_TASK DATA_

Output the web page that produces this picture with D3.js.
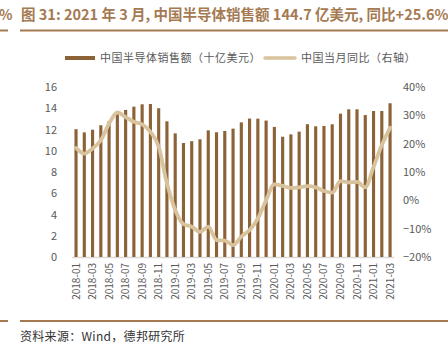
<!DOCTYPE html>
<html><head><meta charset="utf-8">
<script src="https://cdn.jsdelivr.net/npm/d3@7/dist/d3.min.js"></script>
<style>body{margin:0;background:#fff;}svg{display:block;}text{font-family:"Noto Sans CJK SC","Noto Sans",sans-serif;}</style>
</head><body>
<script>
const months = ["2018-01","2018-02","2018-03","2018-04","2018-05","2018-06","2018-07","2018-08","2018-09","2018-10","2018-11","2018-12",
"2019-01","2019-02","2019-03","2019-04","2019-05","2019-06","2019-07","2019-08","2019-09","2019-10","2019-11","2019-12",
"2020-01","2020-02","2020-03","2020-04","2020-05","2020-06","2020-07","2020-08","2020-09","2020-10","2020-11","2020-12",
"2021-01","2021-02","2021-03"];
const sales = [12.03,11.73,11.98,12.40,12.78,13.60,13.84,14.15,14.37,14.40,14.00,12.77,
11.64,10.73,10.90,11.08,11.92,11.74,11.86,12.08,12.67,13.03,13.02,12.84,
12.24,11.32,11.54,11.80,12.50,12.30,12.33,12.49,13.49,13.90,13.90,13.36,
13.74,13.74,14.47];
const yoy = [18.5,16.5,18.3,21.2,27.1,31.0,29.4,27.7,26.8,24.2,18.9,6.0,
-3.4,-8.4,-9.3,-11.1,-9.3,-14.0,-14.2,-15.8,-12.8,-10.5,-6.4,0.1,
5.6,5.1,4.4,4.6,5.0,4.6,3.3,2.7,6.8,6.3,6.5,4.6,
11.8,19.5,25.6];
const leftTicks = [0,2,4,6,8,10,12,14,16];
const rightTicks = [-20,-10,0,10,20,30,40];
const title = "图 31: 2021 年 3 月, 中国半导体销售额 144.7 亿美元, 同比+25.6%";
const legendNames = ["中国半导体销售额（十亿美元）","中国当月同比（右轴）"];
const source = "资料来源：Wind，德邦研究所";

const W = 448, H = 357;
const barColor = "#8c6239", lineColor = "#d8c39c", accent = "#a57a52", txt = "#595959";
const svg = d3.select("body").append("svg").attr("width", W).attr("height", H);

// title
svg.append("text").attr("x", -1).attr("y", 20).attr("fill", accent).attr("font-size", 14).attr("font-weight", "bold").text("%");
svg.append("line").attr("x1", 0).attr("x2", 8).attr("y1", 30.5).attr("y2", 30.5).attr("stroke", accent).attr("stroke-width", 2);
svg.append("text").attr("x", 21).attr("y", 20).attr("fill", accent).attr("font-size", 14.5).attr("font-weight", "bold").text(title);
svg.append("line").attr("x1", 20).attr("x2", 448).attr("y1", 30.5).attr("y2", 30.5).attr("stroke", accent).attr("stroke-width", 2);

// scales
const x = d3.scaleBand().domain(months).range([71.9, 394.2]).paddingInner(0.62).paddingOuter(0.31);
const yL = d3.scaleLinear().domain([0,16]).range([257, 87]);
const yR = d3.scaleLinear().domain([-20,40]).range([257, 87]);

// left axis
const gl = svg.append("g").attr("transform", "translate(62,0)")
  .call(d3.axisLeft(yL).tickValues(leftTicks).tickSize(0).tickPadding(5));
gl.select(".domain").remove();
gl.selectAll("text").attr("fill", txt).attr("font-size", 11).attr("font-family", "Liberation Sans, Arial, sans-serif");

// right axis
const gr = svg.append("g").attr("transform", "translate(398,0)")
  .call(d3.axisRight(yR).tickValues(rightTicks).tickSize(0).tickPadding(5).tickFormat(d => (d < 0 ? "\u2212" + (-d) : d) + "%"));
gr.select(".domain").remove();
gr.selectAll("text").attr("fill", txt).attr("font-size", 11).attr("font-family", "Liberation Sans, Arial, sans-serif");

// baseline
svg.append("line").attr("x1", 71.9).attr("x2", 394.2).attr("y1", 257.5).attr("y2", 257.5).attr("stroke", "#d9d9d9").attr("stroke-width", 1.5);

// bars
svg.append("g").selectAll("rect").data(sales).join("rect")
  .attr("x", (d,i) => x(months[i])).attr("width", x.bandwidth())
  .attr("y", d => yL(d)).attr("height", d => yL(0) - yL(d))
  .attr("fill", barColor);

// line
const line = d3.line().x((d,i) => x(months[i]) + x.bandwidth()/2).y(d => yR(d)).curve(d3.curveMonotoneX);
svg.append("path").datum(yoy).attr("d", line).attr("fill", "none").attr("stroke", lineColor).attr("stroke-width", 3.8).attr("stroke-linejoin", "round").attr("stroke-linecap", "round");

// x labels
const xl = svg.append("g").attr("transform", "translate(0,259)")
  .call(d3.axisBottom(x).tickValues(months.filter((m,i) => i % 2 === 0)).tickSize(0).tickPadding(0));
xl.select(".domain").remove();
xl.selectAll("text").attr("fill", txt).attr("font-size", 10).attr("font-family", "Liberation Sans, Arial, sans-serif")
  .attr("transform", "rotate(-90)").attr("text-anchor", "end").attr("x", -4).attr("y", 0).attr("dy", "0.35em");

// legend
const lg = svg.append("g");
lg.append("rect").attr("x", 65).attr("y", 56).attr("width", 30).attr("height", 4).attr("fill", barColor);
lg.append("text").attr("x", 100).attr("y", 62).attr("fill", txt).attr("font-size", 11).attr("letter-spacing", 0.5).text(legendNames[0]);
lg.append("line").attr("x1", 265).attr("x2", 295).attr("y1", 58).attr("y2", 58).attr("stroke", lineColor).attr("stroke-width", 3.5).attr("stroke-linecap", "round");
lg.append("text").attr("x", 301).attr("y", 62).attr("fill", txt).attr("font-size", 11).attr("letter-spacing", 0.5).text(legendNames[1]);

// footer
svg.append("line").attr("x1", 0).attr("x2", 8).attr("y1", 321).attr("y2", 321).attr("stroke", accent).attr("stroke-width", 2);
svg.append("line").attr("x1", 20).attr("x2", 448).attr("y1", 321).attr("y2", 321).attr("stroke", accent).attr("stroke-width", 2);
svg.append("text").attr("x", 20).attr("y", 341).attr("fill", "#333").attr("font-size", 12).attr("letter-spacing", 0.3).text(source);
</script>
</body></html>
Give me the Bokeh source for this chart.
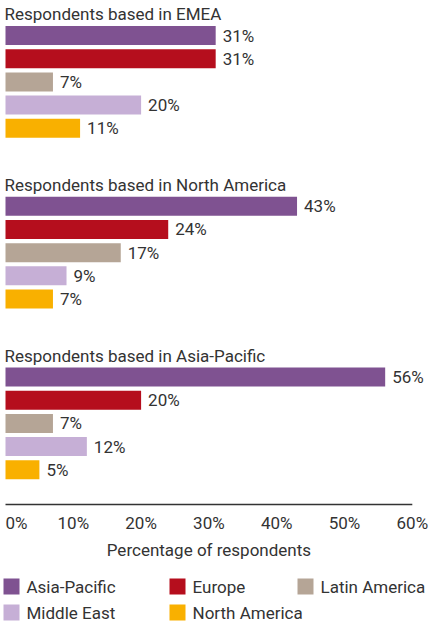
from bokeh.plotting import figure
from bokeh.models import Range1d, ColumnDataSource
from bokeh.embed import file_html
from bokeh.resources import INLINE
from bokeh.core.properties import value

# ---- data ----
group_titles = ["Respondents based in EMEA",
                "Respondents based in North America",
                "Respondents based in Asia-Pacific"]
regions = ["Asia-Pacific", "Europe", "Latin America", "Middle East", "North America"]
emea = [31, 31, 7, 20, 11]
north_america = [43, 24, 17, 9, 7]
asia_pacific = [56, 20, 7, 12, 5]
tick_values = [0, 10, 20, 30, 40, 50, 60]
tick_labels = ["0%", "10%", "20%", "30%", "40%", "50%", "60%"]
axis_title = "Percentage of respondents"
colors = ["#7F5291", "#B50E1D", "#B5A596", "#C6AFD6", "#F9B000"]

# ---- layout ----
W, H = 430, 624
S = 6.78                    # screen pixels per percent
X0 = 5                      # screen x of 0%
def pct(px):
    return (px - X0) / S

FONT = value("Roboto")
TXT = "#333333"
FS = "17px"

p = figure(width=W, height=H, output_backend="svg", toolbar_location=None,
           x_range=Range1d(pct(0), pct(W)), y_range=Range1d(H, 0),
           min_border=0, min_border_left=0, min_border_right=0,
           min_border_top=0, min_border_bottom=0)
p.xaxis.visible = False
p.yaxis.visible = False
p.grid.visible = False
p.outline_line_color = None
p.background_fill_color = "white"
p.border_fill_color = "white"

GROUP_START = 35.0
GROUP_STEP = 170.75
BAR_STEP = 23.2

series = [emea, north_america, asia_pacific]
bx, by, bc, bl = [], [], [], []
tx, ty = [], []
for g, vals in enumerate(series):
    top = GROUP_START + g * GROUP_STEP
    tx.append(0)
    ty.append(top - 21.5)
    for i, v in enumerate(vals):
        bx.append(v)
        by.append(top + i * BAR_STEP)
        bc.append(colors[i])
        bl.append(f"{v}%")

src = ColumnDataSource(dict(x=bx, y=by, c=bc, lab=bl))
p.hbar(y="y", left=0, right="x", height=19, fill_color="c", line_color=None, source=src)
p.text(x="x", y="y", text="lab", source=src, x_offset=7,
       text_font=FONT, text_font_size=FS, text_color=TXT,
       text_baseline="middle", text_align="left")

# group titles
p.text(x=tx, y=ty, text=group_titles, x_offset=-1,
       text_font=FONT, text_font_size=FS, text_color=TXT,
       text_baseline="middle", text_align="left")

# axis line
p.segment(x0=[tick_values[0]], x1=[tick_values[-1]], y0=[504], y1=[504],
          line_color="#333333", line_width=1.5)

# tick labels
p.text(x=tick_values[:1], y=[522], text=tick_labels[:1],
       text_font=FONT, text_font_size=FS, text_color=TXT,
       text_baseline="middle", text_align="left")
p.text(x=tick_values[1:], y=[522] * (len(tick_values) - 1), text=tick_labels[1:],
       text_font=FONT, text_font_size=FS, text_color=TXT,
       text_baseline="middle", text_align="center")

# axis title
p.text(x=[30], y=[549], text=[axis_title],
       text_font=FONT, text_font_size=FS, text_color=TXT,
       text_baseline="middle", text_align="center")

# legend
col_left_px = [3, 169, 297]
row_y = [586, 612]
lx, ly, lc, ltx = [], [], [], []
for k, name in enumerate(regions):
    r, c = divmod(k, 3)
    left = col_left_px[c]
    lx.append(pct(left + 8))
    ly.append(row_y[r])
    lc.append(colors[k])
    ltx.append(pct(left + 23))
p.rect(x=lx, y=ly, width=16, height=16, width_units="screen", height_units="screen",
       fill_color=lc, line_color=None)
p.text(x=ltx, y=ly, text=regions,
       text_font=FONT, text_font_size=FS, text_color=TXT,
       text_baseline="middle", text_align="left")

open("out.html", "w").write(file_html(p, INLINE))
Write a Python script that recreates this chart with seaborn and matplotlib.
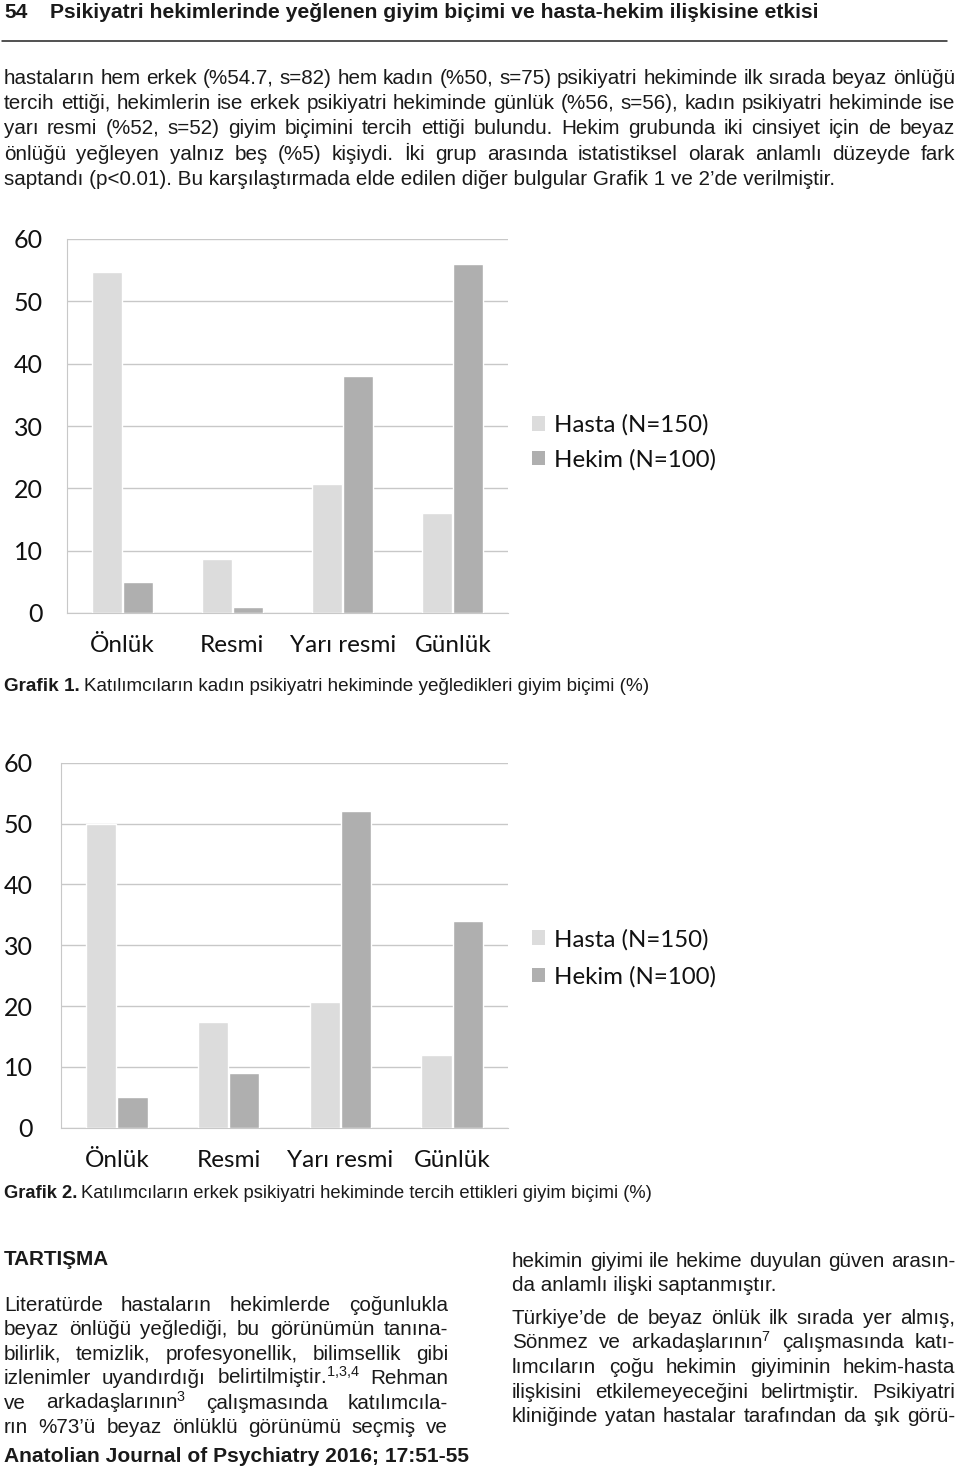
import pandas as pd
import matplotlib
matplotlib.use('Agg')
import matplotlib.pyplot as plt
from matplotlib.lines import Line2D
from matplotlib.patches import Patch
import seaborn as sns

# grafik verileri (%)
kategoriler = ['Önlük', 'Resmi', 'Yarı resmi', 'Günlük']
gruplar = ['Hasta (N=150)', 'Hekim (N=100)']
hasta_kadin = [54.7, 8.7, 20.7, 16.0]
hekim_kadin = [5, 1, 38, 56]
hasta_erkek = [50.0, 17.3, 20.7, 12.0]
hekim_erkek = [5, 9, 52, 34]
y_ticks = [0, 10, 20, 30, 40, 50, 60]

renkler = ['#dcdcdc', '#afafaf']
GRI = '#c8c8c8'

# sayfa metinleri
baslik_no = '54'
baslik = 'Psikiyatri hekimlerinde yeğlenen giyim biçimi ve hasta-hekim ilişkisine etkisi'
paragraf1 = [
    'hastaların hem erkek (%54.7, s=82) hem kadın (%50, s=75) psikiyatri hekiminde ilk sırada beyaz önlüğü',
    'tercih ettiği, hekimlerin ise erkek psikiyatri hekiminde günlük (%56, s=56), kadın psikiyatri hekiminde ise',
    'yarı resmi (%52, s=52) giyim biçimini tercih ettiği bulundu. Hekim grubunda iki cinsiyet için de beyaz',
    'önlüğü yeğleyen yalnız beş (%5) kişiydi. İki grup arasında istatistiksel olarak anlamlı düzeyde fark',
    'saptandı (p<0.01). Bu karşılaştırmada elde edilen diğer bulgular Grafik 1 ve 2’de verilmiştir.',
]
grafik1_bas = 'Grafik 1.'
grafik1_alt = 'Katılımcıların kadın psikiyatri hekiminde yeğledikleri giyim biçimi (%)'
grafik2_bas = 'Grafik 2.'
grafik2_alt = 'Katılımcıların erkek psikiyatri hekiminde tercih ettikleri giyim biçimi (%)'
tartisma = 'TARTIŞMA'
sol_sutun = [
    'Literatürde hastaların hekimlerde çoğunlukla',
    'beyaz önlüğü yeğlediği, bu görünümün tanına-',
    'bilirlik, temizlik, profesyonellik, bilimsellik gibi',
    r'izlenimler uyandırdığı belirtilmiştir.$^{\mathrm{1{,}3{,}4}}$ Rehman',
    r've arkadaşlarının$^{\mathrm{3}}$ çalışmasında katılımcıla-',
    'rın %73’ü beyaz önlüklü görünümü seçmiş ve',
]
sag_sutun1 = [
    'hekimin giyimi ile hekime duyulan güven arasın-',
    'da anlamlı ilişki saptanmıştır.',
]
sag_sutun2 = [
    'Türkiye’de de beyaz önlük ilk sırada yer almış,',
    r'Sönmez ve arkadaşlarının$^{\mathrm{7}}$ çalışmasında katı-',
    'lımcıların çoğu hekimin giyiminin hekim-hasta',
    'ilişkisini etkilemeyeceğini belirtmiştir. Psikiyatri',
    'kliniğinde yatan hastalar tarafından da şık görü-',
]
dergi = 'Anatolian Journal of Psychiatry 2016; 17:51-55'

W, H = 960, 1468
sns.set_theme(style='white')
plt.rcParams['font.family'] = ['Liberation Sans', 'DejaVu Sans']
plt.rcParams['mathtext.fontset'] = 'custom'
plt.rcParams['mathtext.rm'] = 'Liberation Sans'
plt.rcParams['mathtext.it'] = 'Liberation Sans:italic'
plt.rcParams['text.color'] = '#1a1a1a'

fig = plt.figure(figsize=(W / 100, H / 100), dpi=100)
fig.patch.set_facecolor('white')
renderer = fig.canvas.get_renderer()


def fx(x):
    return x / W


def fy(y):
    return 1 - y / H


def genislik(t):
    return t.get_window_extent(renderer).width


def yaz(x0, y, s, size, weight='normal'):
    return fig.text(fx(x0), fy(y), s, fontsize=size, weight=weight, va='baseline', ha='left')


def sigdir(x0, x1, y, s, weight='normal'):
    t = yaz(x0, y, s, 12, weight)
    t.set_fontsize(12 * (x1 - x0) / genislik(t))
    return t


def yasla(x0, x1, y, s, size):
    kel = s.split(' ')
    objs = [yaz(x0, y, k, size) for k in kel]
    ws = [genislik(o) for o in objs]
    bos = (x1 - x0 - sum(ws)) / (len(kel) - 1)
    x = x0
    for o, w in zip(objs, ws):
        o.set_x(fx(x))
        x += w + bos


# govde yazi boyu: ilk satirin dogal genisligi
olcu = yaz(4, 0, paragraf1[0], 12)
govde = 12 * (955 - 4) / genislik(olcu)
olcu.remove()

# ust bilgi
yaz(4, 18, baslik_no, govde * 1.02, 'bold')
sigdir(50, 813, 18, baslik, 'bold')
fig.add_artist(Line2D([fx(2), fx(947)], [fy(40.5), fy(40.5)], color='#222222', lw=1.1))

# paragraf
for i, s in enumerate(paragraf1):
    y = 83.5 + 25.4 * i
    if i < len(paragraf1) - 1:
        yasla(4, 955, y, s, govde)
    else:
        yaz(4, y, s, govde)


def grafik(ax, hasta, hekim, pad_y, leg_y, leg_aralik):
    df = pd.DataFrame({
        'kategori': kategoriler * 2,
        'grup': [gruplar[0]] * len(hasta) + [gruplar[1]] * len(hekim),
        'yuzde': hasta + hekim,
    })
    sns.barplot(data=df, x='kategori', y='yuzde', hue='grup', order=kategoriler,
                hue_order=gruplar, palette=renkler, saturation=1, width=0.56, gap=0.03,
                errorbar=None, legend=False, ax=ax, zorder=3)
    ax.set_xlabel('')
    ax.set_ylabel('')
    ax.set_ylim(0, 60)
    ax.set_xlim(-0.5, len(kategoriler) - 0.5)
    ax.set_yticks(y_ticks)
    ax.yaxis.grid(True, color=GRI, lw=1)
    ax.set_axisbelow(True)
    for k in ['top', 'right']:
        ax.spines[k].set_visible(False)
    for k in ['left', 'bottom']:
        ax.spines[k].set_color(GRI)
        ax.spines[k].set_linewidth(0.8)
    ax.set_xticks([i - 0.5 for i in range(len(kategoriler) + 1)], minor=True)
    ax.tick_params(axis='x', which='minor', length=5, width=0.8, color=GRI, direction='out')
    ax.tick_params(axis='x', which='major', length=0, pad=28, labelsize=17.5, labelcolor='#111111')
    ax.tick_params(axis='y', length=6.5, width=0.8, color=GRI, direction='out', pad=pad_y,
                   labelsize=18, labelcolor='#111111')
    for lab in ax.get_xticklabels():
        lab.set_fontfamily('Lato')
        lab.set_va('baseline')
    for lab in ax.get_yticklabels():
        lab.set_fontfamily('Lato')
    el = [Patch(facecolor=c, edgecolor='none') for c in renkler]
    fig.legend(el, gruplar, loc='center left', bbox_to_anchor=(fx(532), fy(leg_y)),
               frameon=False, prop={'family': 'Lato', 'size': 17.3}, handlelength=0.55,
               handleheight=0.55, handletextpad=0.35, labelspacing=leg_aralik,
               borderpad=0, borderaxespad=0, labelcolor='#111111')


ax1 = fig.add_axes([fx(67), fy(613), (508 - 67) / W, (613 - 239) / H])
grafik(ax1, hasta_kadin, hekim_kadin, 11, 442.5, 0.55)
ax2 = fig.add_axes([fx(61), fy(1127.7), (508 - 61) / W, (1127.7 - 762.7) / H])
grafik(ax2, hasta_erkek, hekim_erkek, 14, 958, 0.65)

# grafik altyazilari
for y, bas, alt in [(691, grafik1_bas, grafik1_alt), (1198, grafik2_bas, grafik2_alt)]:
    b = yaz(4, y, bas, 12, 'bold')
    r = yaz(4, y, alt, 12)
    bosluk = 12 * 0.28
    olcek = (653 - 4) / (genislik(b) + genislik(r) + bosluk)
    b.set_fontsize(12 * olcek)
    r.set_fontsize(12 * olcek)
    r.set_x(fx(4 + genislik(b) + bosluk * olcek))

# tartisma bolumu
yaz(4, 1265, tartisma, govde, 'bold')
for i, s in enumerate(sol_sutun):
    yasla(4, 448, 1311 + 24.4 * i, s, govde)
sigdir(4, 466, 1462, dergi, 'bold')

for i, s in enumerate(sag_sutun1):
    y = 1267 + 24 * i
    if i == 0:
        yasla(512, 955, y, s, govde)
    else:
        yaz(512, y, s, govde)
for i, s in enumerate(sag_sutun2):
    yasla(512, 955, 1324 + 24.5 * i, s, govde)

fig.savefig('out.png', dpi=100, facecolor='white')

_TASK BRIEF_
In the listing above, find the line with "Write a Python" and the line with "import seaborn as sns". Set down both and every line between them, minus the pictures.

_RESULT_
Write a Python script that recreates this chart with seaborn and matplotlib.
import pandas as pd
import matplotlib
matplotlib.use('Agg')
import matplotlib.pyplot as plt
from matplotlib.lines import Line2D
from matplotlib.patches import Patch
import seaborn as sns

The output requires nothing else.